Während in der Mariahilferstraße bereits auf Bestehendes aufgebaut werden konnte, wird im Stadion Center buchstäblich Neuland betreten. Das Shopping Center wurde erst kurz zuvor eröffnet, Gewerkschaft und Arbeiterkammer zeigten Präsenz zum frühestmöglichen Zeitpunkt. An drei Tagen wurden 400 von gesamt 600 Beschäftigten im direkten Gespräch erreicht und 150 Intensivberatungen am Projektstand durchgeführt. Der Weg für künftige Kontakte, vor allem, wenn tatsächlich Probleme auftreten ist damit geebnet. Doch auch hier gilt: Ein kontinuierlicher politischer Diskurs mit Beschäftigten, unabhängig von gegebenen Anlassfällen, trägt zur Festigung der Basis bei.
Die unmittelbaren Erfolge des Pilotprojektes sind durchaus eindrucksvoll und wichtig. Sie markieren im besten Fall jedoch den Beginn einer kommunikativen Neuausrichtung gewerkschaftlicher Arbeit, die strategisch und inhaltlich permanent weiterentwickelt werden muss, um nachhaltige Effekte erzielen zu können.
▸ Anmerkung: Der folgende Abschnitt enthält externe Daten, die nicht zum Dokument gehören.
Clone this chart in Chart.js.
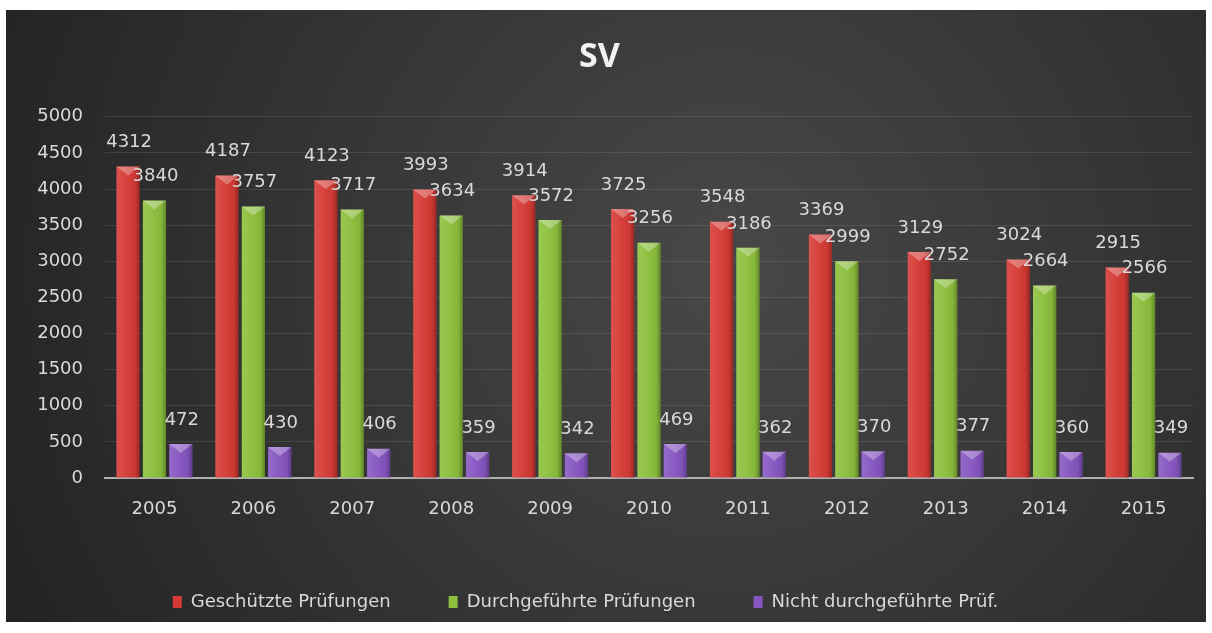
<!DOCTYPE html>
<html>
<head>
<meta charset="utf-8">
<script src="https://cdn.jsdelivr.net/npm/chart.js@4"></script>
<style>
  html, body { margin: 0; padding: 0; background: #ffffff; }
  #wrap { position: absolute; left: 6px; top: 10px; width: 1200px; height: 612px; }
</style>
</head>
<body>
<div id="wrap"><canvas id="svChart"></canvas></div>
<script>
const years = ["2005", "2006", "2007", "2008", "2009", "2010", "2011", "2012", "2013", "2014", "2015"];
const geschuetzt = [4312, 4187, 4123, 3993, 3914, 3725, 3548, 3369, 3129, 3024, 2915];
const durchgefuehrt = [3840, 3757, 3717, 3634, 3572, 3256, 3186, 2999, 2752, 2664, 2566];
const nichtDurch = [472, 430, 406, 359, 342, 469, 362, 370, 377, 360, 349];
const seriesNames = ["Geschützte Prüfungen", "Durchgeführte Prüfungen", "Nicht durchgeführte Prüf."];
const yTicks = [0, 500, 1000, 1500, 2000, 2500, 3000, 3500, 4000, 4500, 5000];

const txtColor = "#d9d9d9";
const fontName = "'DejaVu Sans', sans-serif";

// dark radial background
const bgPlugin = {
  id: "bg",
  beforeDraw(chart) {
    const c = chart.ctx, w = chart.width, h = chart.height;
    const g = c.createRadialGradient(w * 0.6, h * 0.42, 20, w * 0.6, h * 0.42, w * 0.75);
    g.addColorStop(0, "#474747");
    g.addColorStop(1, "#1e1e1e");
    c.save();
    c.fillStyle = g;
    c.fillRect(0, 0, w, h);
    c.restore();
  },
  afterLayout(chart) {
    // legend sits a bit left of centre in the original
    chart.legend.left -= 14;
    chart.legend.right -= 14;
  }
};

// cylinder-ish shading + value labels
const barLook = {
  id: "barLook",
  afterDatasetsDraw(chart) {
    const c = chart.ctx;
    chart.data.datasets.forEach((ds, i) => {
      const meta = chart.getDatasetMeta(i);
      meta.data.forEach((bar, j) => {
        const left = bar.x - bar.width / 2, right = bar.x + bar.width / 2;
        const top = bar.y, bottom = bar.base;
        c.save();
        const g = c.createLinearGradient(left, 0, right, 0);
        g.addColorStop(0, "rgba(255,255,255,0.12)");
        g.addColorStop(0.35, "rgba(255,255,255,0.05)");
        g.addColorStop(0.8, "rgba(0,0,0,0.05)");
        g.addColorStop(1, "rgba(0,0,0,0.3)");
        c.fillStyle = g;
        c.fillRect(left, top, right - left, bottom - top);
        // top cap
        c.beginPath();
        c.moveTo(left, top);
        c.lineTo(right, top);
        c.lineTo(bar.x, top + 9);
        c.closePath();
        c.fillStyle = "rgba(255,255,255,0.3)";
        c.fill();
        // value
        c.fillStyle = txtColor;
        c.font = "18px " + fontName;
        c.textAlign = "center";
        c.textBaseline = "bottom";
        c.fillText(ds.data[j], bar.x + 1, top - 15);
        c.restore();
      });
    });
  }
};

new Chart(document.getElementById("svChart"), {
  type: "bar",
  data: {
    labels: years,
    datasets: [
      { label: seriesNames[0], data: geschuetzt, backgroundColor: "#d63a34" },
      { label: seriesNames[1], data: durchgefuehrt, backgroundColor: "#8cc03c" },
      { label: seriesNames[2], data: nichtDurch, backgroundColor: "#8656c2" }
    ]
  },
  options: {
    responsive: true,
    maintainAspectRatio: false,
    animation: false,
    layout: { padding: { left: 0, right: 13, top: 0, bottom: 1 } },
    datasets: { bar: { categoryPercentage: 0.8, barPercentage: 0.88 } },
    scales: {
      x: {
        grid: { display: false },
        border: { color: "#b0b0b0", width: 2 },
        ticks: { color: txtColor, font: { family: fontName, size: 18 }, padding: 13 },
        afterFit(s) { s.height = 57; }
      },
      y: {
        min: 0,
        max: 5000,
        afterBuildTicks(s) { s.ticks = yTicks.map(v => ({ value: v })); },
        grid: { color: "rgba(255,255,255,0.1)", drawTicks: false },
        border: { display: false },
        ticks: {
          color: txtColor,
          font: { family: fontName, size: 18 },
          padding: 22,
          callback: v => String(v)
        },
        afterFit(s) { s.width = 99; }
      }
    },
    plugins: {
      title: {
        display: true,
        text: "SV",
        color: "#f2f2f2",
        font: { family: "'Open Sans', sans-serif", size: 34, weight: "bold" },
        padding: { top: 27, bottom: 39 }
      },
      legend: {
        position: "bottom",
        labels: {
          color: txtColor,
          font: { family: fontName, size: 18 },
          boxWidth: 9,
          boxHeight: 12,
          padding: 58
        }
      },
      tooltip: { enabled: false }
    }
  },
  plugins: [bgPlugin, barLook]
});
</script>
</body>
</html>
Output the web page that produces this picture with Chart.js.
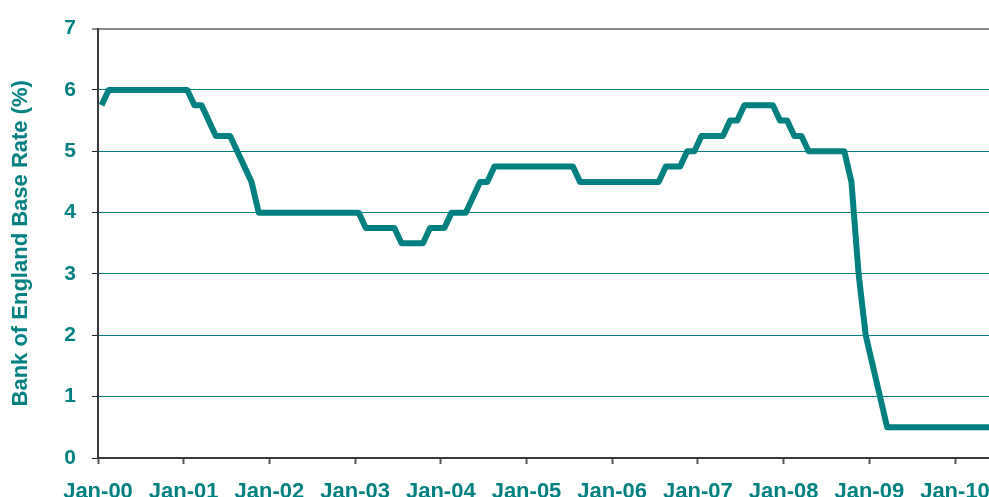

GPA-djp und AK-Wien sind mit einer Reihe von Aktionen auch 2008 und durchaus vergleichbaren Ergebnissen diesen Weg weiter gegangen.
Die wahre »Mächtigkeit« des Ansatzes wird sich allerdings erst in ihren mittel- und langfristigen Effekten zeigen. Am augenscheinlichsten dann natürlich im Organisationsgrad und an der Beteiligung bei AK-Wahlen, am tiefgehendsten wahrscheinlich in der Bildung eines Beziehungsnetzwerkes, einer »Community« mit hohem politischen Bewusstsein im Sinne von Empowerment und Organizing.

1 Heiner Dribbusch: Das »Organizing-Modell« - Entwicklung, Varianten und Umsetzung, in: Peter Bremme, Ulrike Fürniß, Ulrich Meinecke (Hrsg.): Never work alone, Organizing - ein Zukunftsmodell für Gewerkschaften, Hamburg 2007, S. 24.